The Answer Is Not 3

Observe that all the expressions are homogenous, hence we may make the simplifying assumption that $a+b+c = 1$ (Otherwise, divide through out by $k = a + b + c$ , and replace the variable with $a^* = \frac{a}{k}, b^* = \frac{b}{k} , c^* = \frac{c}{k}$ .)

We have $1 = (a+b+c)^2 = a^2 + b^2 + c^2 + 2(ab+bc+ca) = \frac{9}{2} ( ab+bc+ca)$ so $(ab+bc+ca) = \frac{ 2}{9}$ . Let $abc = M$ , which is a positive number.

Consider the cubic equation which has roots $a, b, c$ . By Vieta's, the equation is $X^3 - X^2 + \frac{ 2}{9}X - M = 0$ . Since it has 3 real (positive) roots, it has a non-negative discriminant. As such, this tells us that

$4 - 19683 M^2 \geq 0 \Rightarrow M \leq \sqrt{ \frac{ 4}{ 19683 } } .$

Thus, the minimum value of the expression would be $\frac{ a+b+c} { \sqrt[3]{abc} } = \frac{ 1} { \sqrt[3]{M} } \geq \sqrt[6]{\frac{19683} {4} } = \boxed{4.124}$

Note: By factoring $X^3 - X^2 + \frac{2}{9} X - \sqrt{ \frac{4}{19683} } = [ x -\frac{1}{9} ( 3 - \sqrt{3}) ][ x -\frac{1}{9} ( 3 - \sqrt{3}) ][ x -\frac{1}{9} ( 3 + 2 \sqrt{3}) ]$ , we see that equality occurs at $( 3 - \sqrt{3}, 3 - \sqrt{3}, 3 + 2 \sqrt{3} )$ , and permutations and constant multiples.
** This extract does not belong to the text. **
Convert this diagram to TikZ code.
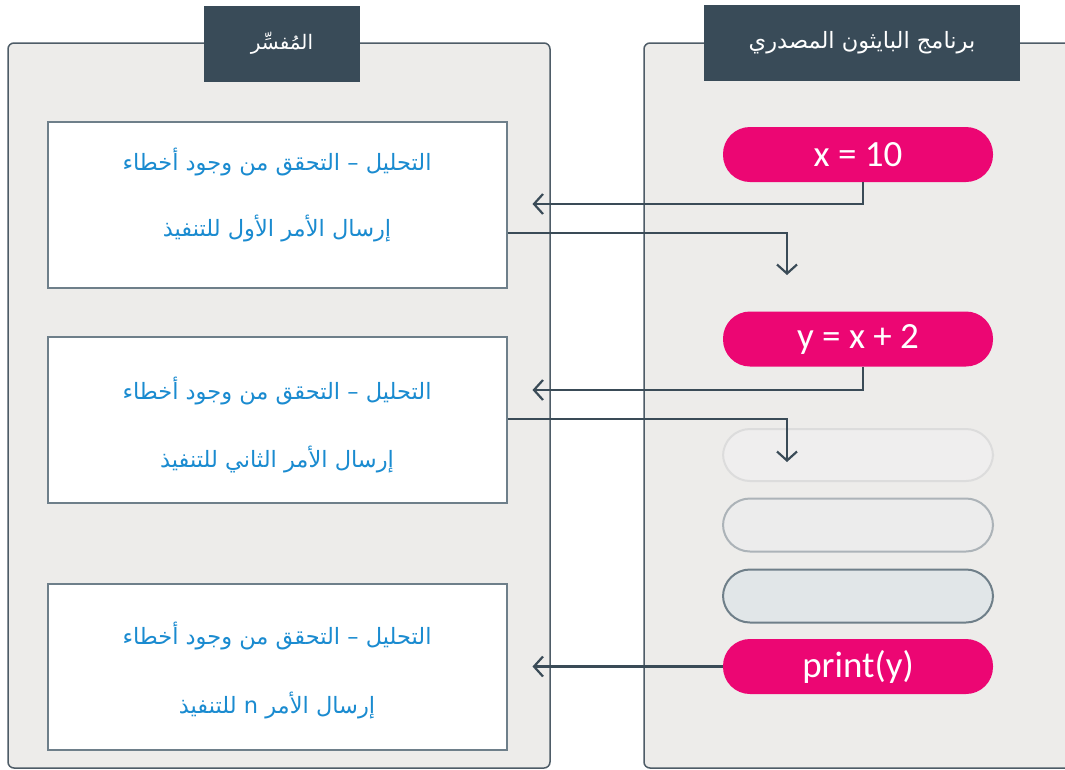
\documentclass[tikz,border=0pt]{standalone}
\usepackage{fontspec}
\setmainfont{Carlito}
\newfontfamily\arabicfont[Script=Arabic]{DejaVu Sans}
\TeXXeTstate=1
\usetikzlibrary{arrows.meta,calc}
\definecolor{slate}{HTML}{394B58}
\definecolor{panelfill}{HTML}{EDECEA}
\definecolor{panelline}{HTML}{4E5C67}
\definecolor{boxline}{HTML}{6E7F8A}
\definecolor{txtblue}{HTML}{1A8BD0}
\definecolor{magenta}{HTML}{EC0673}
\definecolor{connc}{HTML}{3A4B57}
\definecolor{g1fill}{HTML}{EFEEEE}
\definecolor{g1line}{HTML}{DCDCDC}
\definecolor{g2fill}{HTML}{ECECEC}
\definecolor{g2line}{HTML}{ACB3B8}
\definecolor{g3fill}{HTML}{E1E6E8}
\definecolor{g3line}{HTML}{6F7F89}
\tikzset{
  panel/.style={draw=panelline, fill=panelfill, line width=1.5pt, rounded corners=6pt},
  hdr/.style={fill=slate, text=white, inner sep=0pt, font=\arabicfont\fontsize{22.5}{26}\selectfont},
  txtbox/.style={draw=boxline, fill=white, line width=2pt, minimum width=459pt, minimum height=166pt, inner sep=0pt},
  atext/.style={text=txtblue, inner sep=0pt, font=\arabicfont\fontsize{22.5}{26}\selectfont},
  pill/.style={rounded corners=27pt, minimum width=270pt, minimum height=55pt, inner sep=0pt},
  codepill/.style={pill, fill=magenta, text=white, font=\fontsize{37}{40}\selectfont},
  conn/.style={draw=connc, line width=2.2pt, -{Straight Barb[length=9pt,width=20pt,line width=2.2pt]}},
}
\begin{document}
\begin{tikzpicture}[x=1pt,y=-1pt]
\useasboundingbox[fill=white] (0,0) rectangle (1065,769);
% panels
\draw[panel] (8,768) rectangle (550,43);
\draw[panel] (644,768) rectangle (1085,43);
% headers
\node[hdr, minimum width=156pt, minimum height=76pt, font=\arabicfont\fontsize{20}{24}\selectfont] (h1) at (282,43.5) {\beginR المُفسِّر\endR};
\node[hdr, minimum width=316pt, minimum height=76pt] (h2) at (862,43) {\beginR برنامج البايثون المصدري\endR};
% interpreter boxes
\node[txtbox] (b1) at (277,205) {};
\node[txtbox] (b2) at (277,420) {};
\node[txtbox] (b3) at (277,666.5) {};
\node[atext] (b1a) at (277,162) {\beginR التحليل – التحقق من وجود أخطاء\endR};
\node[atext] (b1b) at (277,229) {\beginR إرسال الأمر الأول للتنفيذ\endR};
\node[atext] (b2a) at (277,391) {\beginR التحليل – التحقق من وجود أخطاء\endR};
\node[atext] (b2b) at (277,459) {\beginR إرسال الأمر الثاني للتنفيذ\endR};
\node[atext] (b3a) at (277,636) {\beginR التحليل – التحقق من وجود أخطاء\endR};
\node[atext] (b3b) at (277,705) {\beginR إرسال الأمر \beginL n\endL{} للتنفيذ\endR};
% code pills
\node[codepill] (p1) at (858,154.5) {x = 10};
\node[codepill] (p2) at (858,339) {y = x + 2};
\node[pill, fill=g1fill, draw=g1line, line width=2pt, minimum height=52pt] (g1) at (858,455) {};
\node[pill, fill=g2fill, draw=g2line, line width=2pt, minimum height=53pt] (g2) at (858,525) {};
\node[pill, fill=g3fill, draw=g3line, line width=2pt, minimum height=53pt] (g3) at (858,596) {};
\node[codepill] (p4) at (858,666.5) {print(y)};
% connectors
\coordinate (t1) at (787,275);
\coordinate (t2) at (787,462);
\draw[conn] ($(p1.south)+(5,0)$) |- ($(b1.east)+(25,-1)$);
\draw[conn] ($(b1.east)+(0,28)$) -| (t1);
\draw[conn] ($(p2.south)+(5,0)$) |- ($(b2.east)+(25,-30)$);
\draw[conn] ($(b2.east)+(0,-1)$) -| (t2);
\draw[conn] (p4.west) -- ($(b3.east)+(25,0)$);
\end{tikzpicture}
\end{document}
I finally added a solution to this series of inequality questions with strange solution sets :)
On hindsight, the equations would be slightly nicer if we used $a + b +c = 9$ .
This question was adapted from an Iranian Olympiad problem which had the condition $a^2 + b^2 + c^2 = 2( ab + bc + ca )$ , with a similar setup. With that condition, it was easier to guess the equality condition, and push through with the solution.